Dr. Perfection, when are you going to start your own blog? Your comments always make me think. Hmmm, I'm going to be pondering your question all day.
JenniferJo, bored? You? You amaze me. I too read The Help, but it never crossed my mind to try and make the decadent caramel cake so often talked of in the book. I think your boredom spurs you to action. Me, I suffer from lack of motivation. Blah
It's me ...Mavis
#1 I too get bored VERY EASILY… It's good to know I'm not the only one. I simply cannot sit still… it is like torture for me… I LOVE to be alone… yet I am constantly volunteering for crap…
#2 I think Dr. P needs to have a blog… I'd read it…As long as she didn't go on and on about shoes… Oh… and tell her for her picture at the top of her blog I think she should be dressed in all white, with a pair of snazzy shoes, laying down on a big brown leather couch with her feet propped up wearing her cool hip chic glasses (the bigger the better) with a yellow pencil and a white tablet pretending to write…
#3 Are those really YOUR blue eyes? Or contacts? It was the first thing I noticed about the picture… Well that and the rocking chair… Who made that?
#4 And I'll also add… I didn't know you were the houseplant type… Is that a fern? I thought only really old people had house plants.
Dr. P, Yes.
Yup. The lips are great! Except that now I have that Veggie Tales song about lips in my head. Thought I'd let you know that I relate to the paragraph where you talked about pressure…how you operate best under it, but don't really like it. You limit your commitments but that too much freedom doesn't always work either. I hear ya!!!
i'm often bored too – but i don't describe bored as simply "lacking" something to do. i describe bored as "not interested in doing what there is to do." for instance, i am currently bored – but there are dishes i could do and a carpet that hasn't seen a vacuum in so long that my mother would be ashamed… (the same woman who used to say "need something to do? i'll give you something to do…")
Fascinating.
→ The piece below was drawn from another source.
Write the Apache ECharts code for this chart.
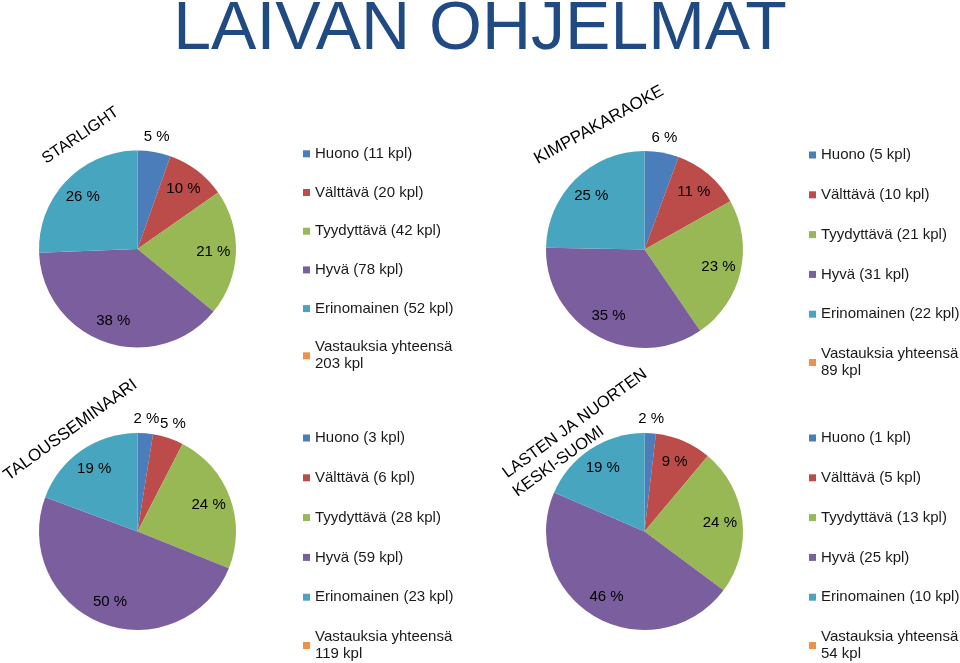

I love this kind of talk and analysis. I'm someone who doesn't get bored, ever, but believe me, I have tons of other issues 🙂 They're just outside the scope of my blog!
Wonder if I'll dream about the lips now, too?
are you living the life you want to live? or are you living the life you think you should want to live?
Love the lips. That was the best way to end that boring blues story! 😉
You Can Call Me Jane
Those lips are something else. I don't know that I get bored…but I do have two modes I seem to function in. Mode one is productive- I just spent some time in mode one- put dinner together and in the fridge, washed dishes, cleaned a bathroom, helped the kids fill the kiddie pool, cleaned up the schoolroom. Now, I am in Mode 2. Mode two means I want nothing to do with anything I would normally do in Mode one. I want to read blogs, snack, be anything but productive. I go back and forth. It's either one or the other. Whatever is it I have going on, I don't think the lips would help:-(.
Yikes! I think I may be just like you! You are not the only one who suffers from this here affliction.
I think I need one of those sets of lips. They would solve this problem in a grand way.